Yes, I'd ignored the 2-pin variety. Actually, I am impressed with how the designers of fan motor connections (physically and electrically) managed to keep them all so similar that you CAN connect most to any of the other two and it WILL work enough to ensure your system DOES get good cooling. You just do not get some additional useful features, like speed control and speed measurement. Even the switch from 3- to 4-pin fans has been made easy because mobo fan control systems have been given the options for their output signals to configure to either of those two systems.
The only part of this last item that is still something to watch out for is the "Auto Config" option in this. It appears it works this way: at each start-up the header sends out signals in 4-pin PWM Mode to start at full speed as normal, checks what that speed is, then tells the fan to run at a slower speed. IF that fan does as instructed, it must be PWM fan and that is left alone. IF, however, the fan does not slow down, then it must be a 3-pin fan, and the header switches to the older Voltage Control Mode so it CAN control that fan's speed.

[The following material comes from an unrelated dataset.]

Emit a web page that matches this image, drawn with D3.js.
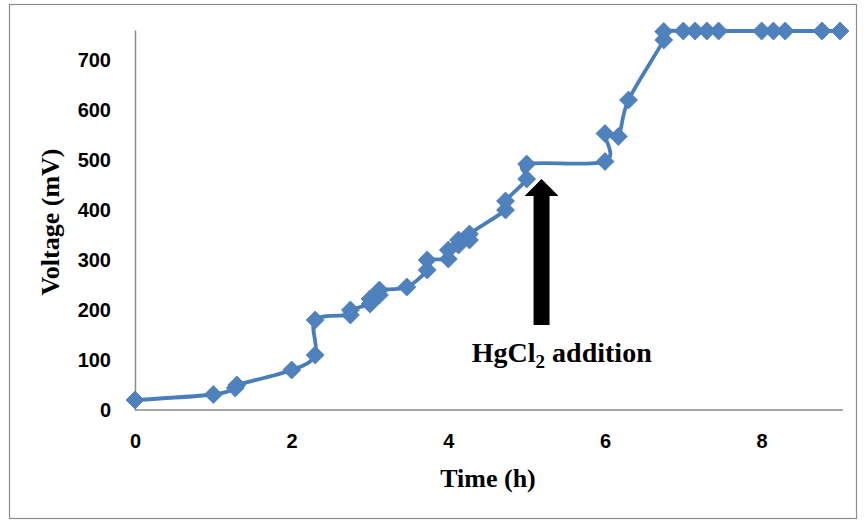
<!DOCTYPE html>
<html>
<head>
<meta charset="utf-8">
<script src="https://cdn.jsdelivr.net/npm/d3@7"></script>
<style>
  html, body { margin: 0; padding: 0; background: #fff; }
  svg { display: block; }
</style>
</head>
<body>
<svg id="chart" width="865" height="523"></svg>
<script>
// ---- data ----
const timeH = [0, 1, 1.28, 1.3, 2, 2.3, 2.3, 2.75, 2.75, 3, 3, 3.12, 3.12, 3.47, 3.73, 3.73, 4, 4, 4.13, 4.13, 4.27, 4.27, 4.73, 4.73, 5, 5, 6, 6, 6.17, 6.3, 6.75, 6.75, 7, 7.15, 7.3, 7.45, 8, 8.15, 8.3, 8.77, 9];
const voltage = [20, 31, 44, 50, 80, 110, 180, 190, 200, 212, 222, 230, 240, 246, 280, 300, 302, 320, 330, 340, 340, 352, 400, 418, 462, 492, 497, 553, 547, 620, 740, 757, 758, 758, 758, 758, 758, 758, 758, 758, 758];
const yTicks = [0, 100, 200, 300, 400, 500, 600, 700];
const xTicks = [0, 2, 4, 6, 8];
const xTitle = "Time (h)";
const yTitle = "Voltage (mV)";
const annotation = { time: 5.19, tipV: 462, headV: 428, baseV: 170, labelTime: 4.30, labelV: 96 };

const points = timeH.map((t, i) => ({ t, v: voltage[i] }));

const svg = d3.select("#chart");

// outer frame
svg.append("rect")
  .attr("x", 9.5).attr("y", 4.5).attr("width", 847).attr("height", 514)
  .attr("fill", "#fff").attr("stroke", "#8c8c8c").attr("stroke-width", 1.2);

const x = d3.scaleLinear().domain([0, 9]).range([135, 840]);
const y = d3.scaleLinear().domain([0, 760]).range([410, 30]);

const axisColor = "#8a8a8a";
const tickFont = "'Liberation Sans', Arial, sans-serif";
const serif = "'Liberation Serif', 'Times New Roman', serif";

// y axis
const gy = svg.append("g").attr("transform", `translate(${x(0)},0)`)
  .call(d3.axisLeft(y).tickValues(yTicks).tickSize(0).tickPadding(24));
gy.select(".domain").attr("stroke", axisColor).attr("stroke-width", 1.5);
gy.selectAll("text").attr("font-family", tickFont).attr("font-weight", "bold")
  .attr("font-size", 20).attr("fill", "#000");

// x axis
const gx = svg.append("g").attr("transform", `translate(0,${y(0)})`)
  .call(d3.axisBottom(x).tickValues(xTicks).tickSize(0).tickPadding(24));
gx.select(".domain").attr("stroke", axisColor).attr("stroke-width", 1.5)
  .attr("d", `M${x(0)},0H${x(9) + 3}`);
gx.selectAll("text").attr("font-family", tickFont).attr("font-weight", "bold")
  .attr("font-size", 20).attr("fill", "#000");

// axis titles
svg.append("text")
  .attr("x", 488).attr("y", 487)
  .attr("text-anchor", "middle")
  .attr("font-family", serif).attr("font-weight", "bold").attr("font-size", 26)
  .text(xTitle);

svg.append("text")
  .attr("transform", "translate(59,222) rotate(-90)")
  .attr("text-anchor", "middle")
  .attr("font-family", serif).attr("font-weight", "bold").attr("font-size", 26)
  .text(yTitle);

// series line (smoothed, uniform Catmull-Rom like the spreadsheet smoothing)
const line = d3.line().x(d => x(d.t)).y(d => y(d.v)).curve(d3.curveCatmullRom.alpha(0));
svg.append("path").datum(points)
  .attr("d", line)
  .attr("fill", "none").attr("stroke", "#4A7EBB").attr("stroke-width", 3.8)
  .attr("stroke-linejoin", "round");

// diamond markers
const r = 9;
svg.append("g").selectAll("path").data(points).join("path")
  .attr("d", d => {
    const cx = x(d.t), cy = y(d.v);
    return `M${cx},${cy - r}L${cx + r},${cy}L${cx},${cy + r}L${cx - r},${cy}Z`;
  })
  .attr("fill", "#4F81BD").attr("stroke", "#4A7EBB").attr("stroke-width", 0.8);

// arrow annotation
const ax = x(annotation.time);
const arrowPts = [
  [ax, y(annotation.tipV)],
  [ax + 17, y(annotation.headV)],
  [ax + 8, y(annotation.headV)],
  [ax + 8, y(annotation.baseV)],
  [ax - 8, y(annotation.baseV)],
  [ax - 8, y(annotation.headV)],
  [ax - 17, y(annotation.headV)]
];
svg.append("polygon")
  .attr("points", arrowPts.map(p => p.join(",")).join(" "))
  .attr("fill", "#000");

const lab = svg.append("text")
  .attr("x", x(annotation.labelTime)).attr("y", y(annotation.labelV))
  .attr("font-family", serif).attr("font-weight", "bold").attr("font-size", 28)
  .attr("fill", "#000");
lab.append("tspan").text("HgCl");
lab.append("tspan").attr("font-size", 19).attr("dy", 6).text("2");
lab.append("tspan").attr("dy", -6).text(" addition");
</script>
</body>
</html>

All this works well EXCEPT when you have a PUMP unit of a liquid-cooled system plugged into the CPU_FAN header. Almost all such pumps are designed to run at full speed all the time and thus require the full 12 VDC power supply always. So they are wired just like an older 3-pin fan. That test by the "Auto Config" system thus will detect that this item is a 3-pin fan and set itself to reduce the Voltage to that item (the pump) and slow it down. For this one situation that is exactly what we do NOT want. There is, of course, a simple remedy. One just goes into the CPU_FAN header screens and sets it manually to use the new PWM Mode and NOT try to set itself automatically. In this Mode the header always supplies full 12 VDC power from Pin #2 as the Pump needs, and also sends out on Pin #4 a PWM speed control signal to the pump which has NO connection to that pin and could not use it anyway because it has no suitable chip. So the no matter what the header system thinks the pump speed should be (in its normal operations for fans), the pump runs as designed becasue the header is fixed to use the new PWM Mode.